2007 was split between Richmond (.316/.374/.420) and Atlanta (.288/.323/.339 in 28 games). He played well enough in Triple-A and was still 23 years old; I should have put him in the 2008 book, but again I saw him as just a Grade C, marginal type and cut him for space reasons. Likewise, Baseball America didn't put him in their book again either.

In retrospect, Prado deserved more attention than that. He hit .320/.377/.461 for the Braves in 2008, then .307/.358/.464 in 2009, with a surprising 38 doubles and 11 homers last year. He has maintained his production with a .312/.359/.426 mark so far this year. In 292 career major league games, Prado is a .308/.360/.447 hitter, with a 113 OPS+. Add to that solid glovework at multiple positions, and you have a valuable player.

Looking for comparable players:

SIM SCORES:  Cliff Lee (?), John Castino, Charlie Hickman, Todd Walker, Rich Rollins, Pete Ward, Bill Barrett (solid player from the 1920s), Lew Fonseca, Kevin Seitzer, and Don Gutteridge.

PECOTA Comps: Pete Rose (!), Billy Herman, Jose Vidro, Yunel Escobar, Buddy Bell, Carney Lansford, Jim Fregosi, Harvey Kuenn, Bill Madlock, and Mike Andrews.

A very wide variety of players there, with first baseman Cliff Lee and All-time hit king Pete Rose showing up as the most notable comparables. Most of these guys were very good, if in different ways. Obviously Lee isn't an actual good comparison to Prado, but many of the others are.

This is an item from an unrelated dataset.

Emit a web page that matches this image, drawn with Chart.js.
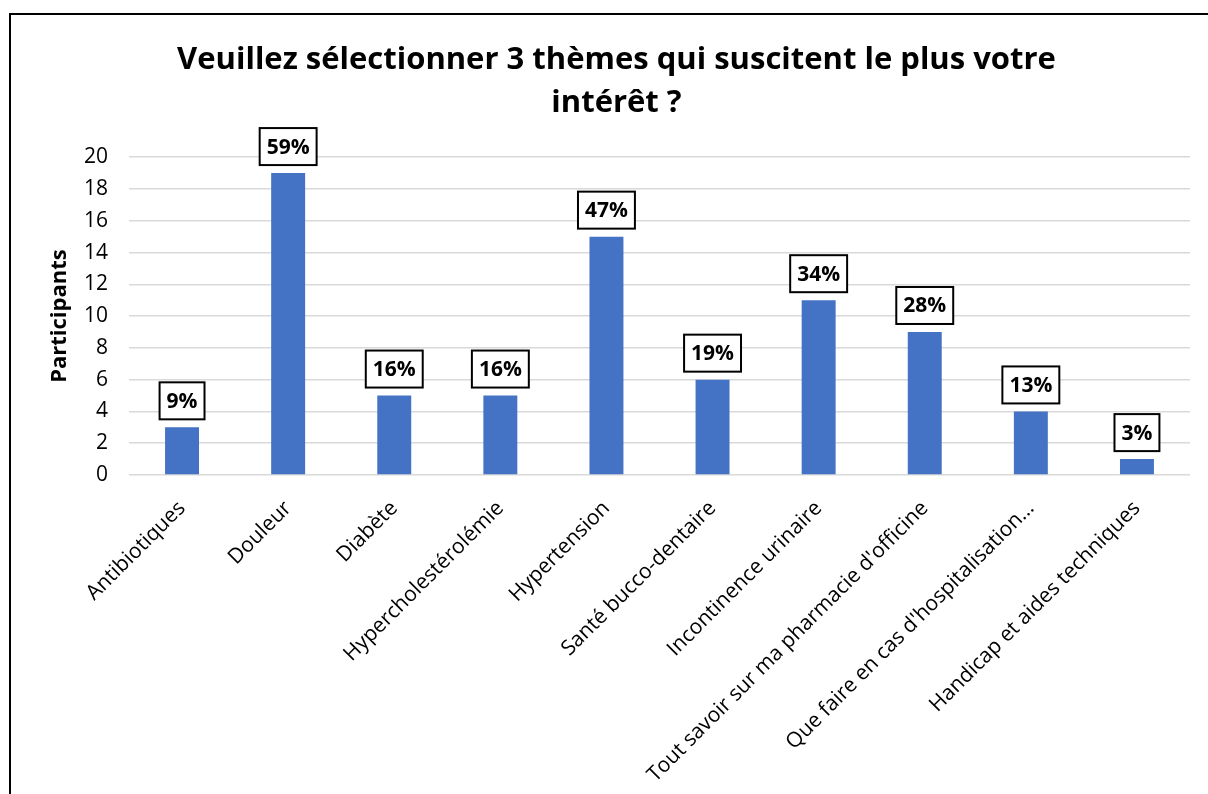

Scouts always liked Prado's glove and intangibles, but I don't think anyone expected this kind of performance from him. Past research that I've done indicates that "sleeper middle infielders" who come out of nowhere and become more valuable than expected often have minor league profiles similar to Prado's: not much power when young, not a huge number of walks, but with a low strikeout rate, good overall BB/K ratios, and positive reports about their defense and makeup.